Poached and shredded poultry in a rich cream sauce (essentially just a very thick white sauce or béchamel) can be served over rice or pasta, on toast, or used as the base for a potpie or casserole.

I. PREPARE:

  • Poached Chicken

Reserve the poaching liquid. After the meat is cut or shredded, melt in a large saucepan over medium-low heat:

  • 4 tablespoons (½ stick) butter

Add and whisk until smooth:

  • ⅓ cup all-purpose flour (for serving over rice, pasta, or toast), or ½ cup (for a potpie or casserole)

Cook, whisking constantly, for 1 minute. Take the pan off the heat. Add 2 cups of the reserved poaching liquid and whisk until smooth. Whisk in:

  • 1 ½ cups whole milk or half-and-half

Place the pan back on the heat, increase the heat, and bring the mixture to a simmer, whisking constantly.

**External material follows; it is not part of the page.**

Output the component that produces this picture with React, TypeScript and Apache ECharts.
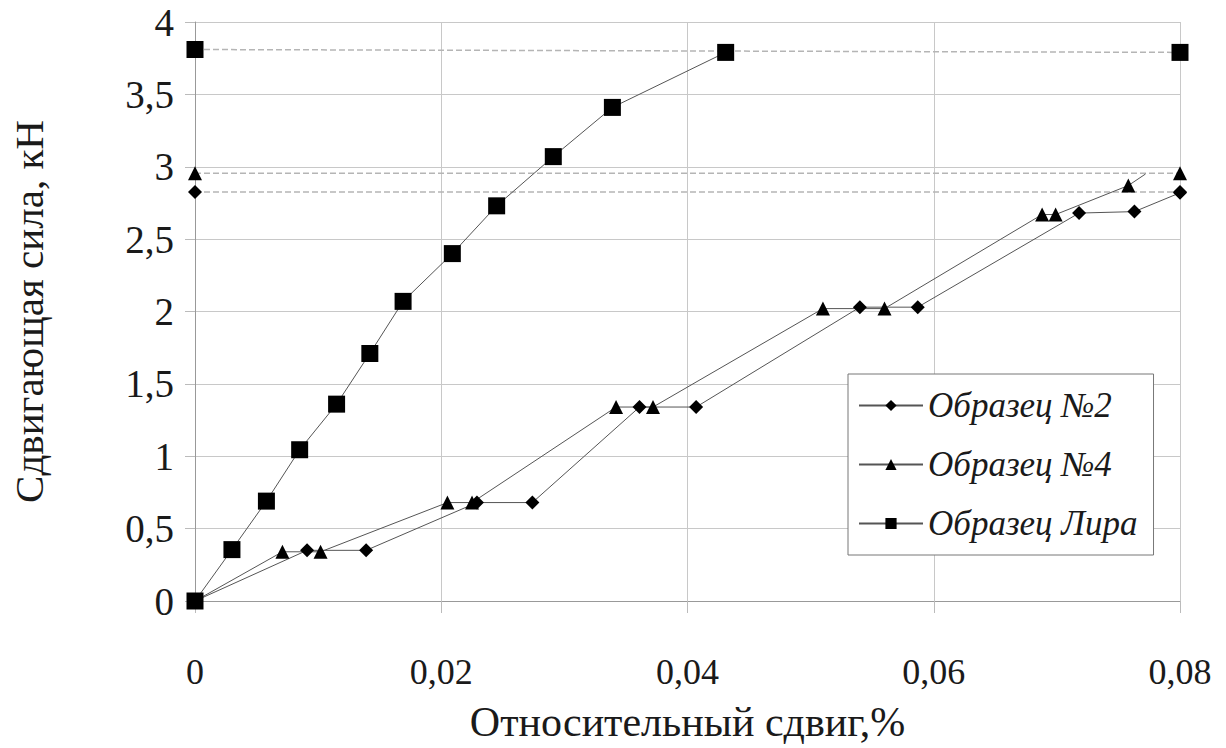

Scrape the inside of the pan and whisk vigorously to break up any lumps. Let simmer for 1 minute. Stir in the cooked chicken, bring to a simmer, and cook for 1 minute more. Take off the heat and season to taste with:

  • Lemon juice
  • Salt and white or black pepper

II. WITH LEFTOVER CHICKEN

Prepare version I using 4 cups shredded cooked chicken. In making the sauce, replace the poaching broth with 2 cups chicken broth, store-bought or homemade.